Al margen de su grave afección, el mayor obstáculo que afronta el protagonista para el cumplimiento de la misión encomendada es su pérdida de memoria, que lo pone en permanentes aprietos.
En esas circunstancias la localización del genocida se torna ciertamente traumática e incluye visitas a numerosos asilos en los cuales eventualmente se encontraría internado el criminal, sin poder concretar su propósito.
En buena medida, el film deviene en una suerte de road movie, signado por la complejidad de una búsqueda que tiene por supuesto mucho de irracional, por la avanzada edad del personaje central de la historia.

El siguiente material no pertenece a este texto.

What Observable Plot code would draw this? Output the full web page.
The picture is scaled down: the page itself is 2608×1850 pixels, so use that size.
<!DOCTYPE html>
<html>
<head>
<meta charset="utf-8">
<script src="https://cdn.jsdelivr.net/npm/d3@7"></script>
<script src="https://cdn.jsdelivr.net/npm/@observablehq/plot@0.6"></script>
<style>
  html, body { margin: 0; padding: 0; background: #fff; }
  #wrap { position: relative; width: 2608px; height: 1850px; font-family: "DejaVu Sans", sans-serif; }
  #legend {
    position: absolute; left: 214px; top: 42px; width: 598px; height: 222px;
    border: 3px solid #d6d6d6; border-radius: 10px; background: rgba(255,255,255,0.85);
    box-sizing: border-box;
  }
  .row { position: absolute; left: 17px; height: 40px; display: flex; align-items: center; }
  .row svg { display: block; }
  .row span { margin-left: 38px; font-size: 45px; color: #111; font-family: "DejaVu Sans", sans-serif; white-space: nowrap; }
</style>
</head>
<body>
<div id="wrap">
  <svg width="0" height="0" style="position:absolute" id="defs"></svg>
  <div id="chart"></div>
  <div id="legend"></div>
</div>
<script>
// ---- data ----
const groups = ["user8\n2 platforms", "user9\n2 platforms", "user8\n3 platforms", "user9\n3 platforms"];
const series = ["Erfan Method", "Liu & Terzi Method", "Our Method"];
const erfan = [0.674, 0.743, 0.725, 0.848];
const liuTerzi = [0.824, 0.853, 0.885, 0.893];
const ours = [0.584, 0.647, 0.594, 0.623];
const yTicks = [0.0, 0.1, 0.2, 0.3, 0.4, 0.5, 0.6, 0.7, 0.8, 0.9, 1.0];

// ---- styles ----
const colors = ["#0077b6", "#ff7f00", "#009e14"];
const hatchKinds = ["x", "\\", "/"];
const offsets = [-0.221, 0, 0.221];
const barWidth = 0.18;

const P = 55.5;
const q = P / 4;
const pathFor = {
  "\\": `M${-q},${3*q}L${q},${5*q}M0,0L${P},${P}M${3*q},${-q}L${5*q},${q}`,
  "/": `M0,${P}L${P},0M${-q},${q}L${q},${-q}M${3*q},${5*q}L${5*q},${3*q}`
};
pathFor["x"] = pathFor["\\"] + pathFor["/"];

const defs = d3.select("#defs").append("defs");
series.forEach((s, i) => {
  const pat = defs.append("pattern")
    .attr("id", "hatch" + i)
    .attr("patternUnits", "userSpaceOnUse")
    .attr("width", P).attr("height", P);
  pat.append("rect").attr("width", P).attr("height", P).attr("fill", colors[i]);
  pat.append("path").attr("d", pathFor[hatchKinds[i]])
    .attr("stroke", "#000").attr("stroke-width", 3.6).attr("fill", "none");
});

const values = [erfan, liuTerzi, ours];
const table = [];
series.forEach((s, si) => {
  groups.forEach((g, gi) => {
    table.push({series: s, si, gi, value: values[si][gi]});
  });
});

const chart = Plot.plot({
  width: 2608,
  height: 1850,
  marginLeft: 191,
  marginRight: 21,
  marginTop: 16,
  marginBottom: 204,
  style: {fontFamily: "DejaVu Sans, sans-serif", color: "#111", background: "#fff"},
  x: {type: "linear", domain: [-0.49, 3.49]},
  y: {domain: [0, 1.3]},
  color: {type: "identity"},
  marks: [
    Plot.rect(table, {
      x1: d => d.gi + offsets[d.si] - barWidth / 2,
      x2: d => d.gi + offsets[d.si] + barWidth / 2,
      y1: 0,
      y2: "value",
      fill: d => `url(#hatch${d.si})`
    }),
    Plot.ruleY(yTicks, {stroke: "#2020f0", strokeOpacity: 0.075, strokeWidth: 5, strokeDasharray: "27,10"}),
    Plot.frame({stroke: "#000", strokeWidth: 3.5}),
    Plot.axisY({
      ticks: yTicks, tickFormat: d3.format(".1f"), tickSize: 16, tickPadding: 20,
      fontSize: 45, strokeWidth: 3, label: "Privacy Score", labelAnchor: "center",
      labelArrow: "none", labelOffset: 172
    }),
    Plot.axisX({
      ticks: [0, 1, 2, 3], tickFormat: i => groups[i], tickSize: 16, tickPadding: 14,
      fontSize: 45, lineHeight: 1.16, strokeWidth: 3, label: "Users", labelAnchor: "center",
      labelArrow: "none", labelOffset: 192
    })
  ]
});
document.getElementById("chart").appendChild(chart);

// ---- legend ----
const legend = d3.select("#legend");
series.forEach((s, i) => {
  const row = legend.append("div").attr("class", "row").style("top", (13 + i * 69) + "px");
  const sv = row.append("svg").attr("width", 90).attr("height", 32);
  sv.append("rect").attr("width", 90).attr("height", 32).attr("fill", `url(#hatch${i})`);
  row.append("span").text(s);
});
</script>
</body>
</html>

En ese periplo cargado de malentendidos y contratiempos, el incansable Zev se topa, por ejemplo, con un policía de ultraderecha que guarda con cariño los “trofeos” de la era de mayor esplendor del nazismo de su padre fallecido.
Esta es la única referencia a un determinado arquetipo de norteamericano intransigente y ultra-conservador, que remite a especimenes con mucho predicamento como el inefable candidato presidencial Donald Trump.

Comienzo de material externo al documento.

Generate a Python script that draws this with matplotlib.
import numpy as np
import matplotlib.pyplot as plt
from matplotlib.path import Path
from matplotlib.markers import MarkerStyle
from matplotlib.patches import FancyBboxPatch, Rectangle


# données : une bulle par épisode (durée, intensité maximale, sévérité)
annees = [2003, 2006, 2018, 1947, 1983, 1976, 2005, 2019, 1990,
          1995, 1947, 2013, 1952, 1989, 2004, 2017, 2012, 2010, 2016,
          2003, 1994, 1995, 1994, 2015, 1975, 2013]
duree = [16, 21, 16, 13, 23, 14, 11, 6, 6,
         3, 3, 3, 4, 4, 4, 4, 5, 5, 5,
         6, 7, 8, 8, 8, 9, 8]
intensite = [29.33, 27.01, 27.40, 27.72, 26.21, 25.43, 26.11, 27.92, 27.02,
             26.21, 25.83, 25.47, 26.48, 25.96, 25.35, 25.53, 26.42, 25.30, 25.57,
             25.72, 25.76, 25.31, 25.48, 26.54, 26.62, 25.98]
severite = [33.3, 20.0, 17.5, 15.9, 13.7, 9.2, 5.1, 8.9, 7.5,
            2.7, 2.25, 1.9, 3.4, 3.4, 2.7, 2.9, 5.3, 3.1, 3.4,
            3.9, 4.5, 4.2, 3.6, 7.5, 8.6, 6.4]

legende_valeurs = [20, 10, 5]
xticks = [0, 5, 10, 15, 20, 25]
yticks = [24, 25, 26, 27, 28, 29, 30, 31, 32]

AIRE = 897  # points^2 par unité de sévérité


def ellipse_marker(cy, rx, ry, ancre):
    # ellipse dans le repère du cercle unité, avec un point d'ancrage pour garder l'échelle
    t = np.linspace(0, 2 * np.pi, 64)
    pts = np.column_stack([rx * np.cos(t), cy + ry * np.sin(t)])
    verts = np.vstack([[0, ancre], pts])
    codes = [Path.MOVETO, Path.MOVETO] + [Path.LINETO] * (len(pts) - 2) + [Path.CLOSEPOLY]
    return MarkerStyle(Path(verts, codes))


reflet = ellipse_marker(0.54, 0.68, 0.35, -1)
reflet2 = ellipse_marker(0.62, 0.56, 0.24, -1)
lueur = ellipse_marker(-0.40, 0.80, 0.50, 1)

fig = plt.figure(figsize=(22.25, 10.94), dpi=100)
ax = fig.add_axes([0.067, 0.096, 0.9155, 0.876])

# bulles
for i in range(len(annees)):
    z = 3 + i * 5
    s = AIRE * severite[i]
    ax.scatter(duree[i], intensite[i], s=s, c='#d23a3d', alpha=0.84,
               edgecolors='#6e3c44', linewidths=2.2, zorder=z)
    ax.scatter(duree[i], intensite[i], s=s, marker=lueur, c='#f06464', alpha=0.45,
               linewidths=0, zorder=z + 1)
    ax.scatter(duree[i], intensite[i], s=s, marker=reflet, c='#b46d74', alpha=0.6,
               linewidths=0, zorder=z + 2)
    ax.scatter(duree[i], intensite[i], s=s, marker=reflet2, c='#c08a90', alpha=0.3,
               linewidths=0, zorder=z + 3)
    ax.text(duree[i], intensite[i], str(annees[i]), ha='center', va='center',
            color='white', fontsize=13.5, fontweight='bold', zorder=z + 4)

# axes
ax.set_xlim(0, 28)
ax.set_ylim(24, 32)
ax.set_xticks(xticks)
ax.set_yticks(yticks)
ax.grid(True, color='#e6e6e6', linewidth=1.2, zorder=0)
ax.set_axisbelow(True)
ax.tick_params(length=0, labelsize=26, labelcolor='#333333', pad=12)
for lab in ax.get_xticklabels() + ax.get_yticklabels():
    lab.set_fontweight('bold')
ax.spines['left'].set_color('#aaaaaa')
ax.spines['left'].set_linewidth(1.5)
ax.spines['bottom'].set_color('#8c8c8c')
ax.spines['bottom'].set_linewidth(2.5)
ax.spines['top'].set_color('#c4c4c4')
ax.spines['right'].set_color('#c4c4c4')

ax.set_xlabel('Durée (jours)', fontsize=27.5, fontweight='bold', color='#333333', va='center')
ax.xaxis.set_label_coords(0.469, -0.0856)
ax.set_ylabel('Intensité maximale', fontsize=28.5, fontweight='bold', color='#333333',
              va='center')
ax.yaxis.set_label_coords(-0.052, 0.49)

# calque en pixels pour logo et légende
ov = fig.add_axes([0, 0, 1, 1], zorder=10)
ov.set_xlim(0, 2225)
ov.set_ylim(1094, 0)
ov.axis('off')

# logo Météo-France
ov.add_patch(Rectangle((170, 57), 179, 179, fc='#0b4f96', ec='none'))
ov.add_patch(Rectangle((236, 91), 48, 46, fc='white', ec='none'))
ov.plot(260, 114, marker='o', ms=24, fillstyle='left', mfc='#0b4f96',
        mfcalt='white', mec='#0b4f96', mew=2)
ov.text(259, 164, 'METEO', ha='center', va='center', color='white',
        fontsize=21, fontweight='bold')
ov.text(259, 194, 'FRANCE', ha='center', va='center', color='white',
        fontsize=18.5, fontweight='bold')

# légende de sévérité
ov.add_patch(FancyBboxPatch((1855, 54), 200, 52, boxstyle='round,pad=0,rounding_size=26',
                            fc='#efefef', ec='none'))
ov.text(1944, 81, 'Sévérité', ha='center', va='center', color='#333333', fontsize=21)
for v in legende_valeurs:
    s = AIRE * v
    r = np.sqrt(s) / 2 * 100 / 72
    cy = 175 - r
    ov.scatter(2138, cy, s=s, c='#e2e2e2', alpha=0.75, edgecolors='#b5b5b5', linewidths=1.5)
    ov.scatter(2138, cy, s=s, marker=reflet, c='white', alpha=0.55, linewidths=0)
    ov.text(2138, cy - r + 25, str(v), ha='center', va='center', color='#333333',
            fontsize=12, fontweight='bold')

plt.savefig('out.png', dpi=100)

El realizador Arom Egoyan sabe administrador las tensiones inherentes a un tema sin duda desgarrador, corroborando su indudable oficio para narrar.
No obstante, la película –que está despojada de efectismos- no logra conmovedor ni entusiasmar, por la extrema pobreza de un libreto que no explota adecuadamente todos los ángulos de un tópico removedor que admite múltiples lecturas reflexivas.
Pese a un epílogo absolutamente inesperado, que enriquece la propuesta y da por tierra con todas las eventuales hipótesis y especulaciones del espectador más avezado, el film está ciertamente lejos de colmar las expectativas generadas.
Por cierto, son realmente brillantes las actuaciones de Christopher Plummer y Martin Landau, quienes encarnan a sus respectivos personajes con su habitual solvencia interpretativa.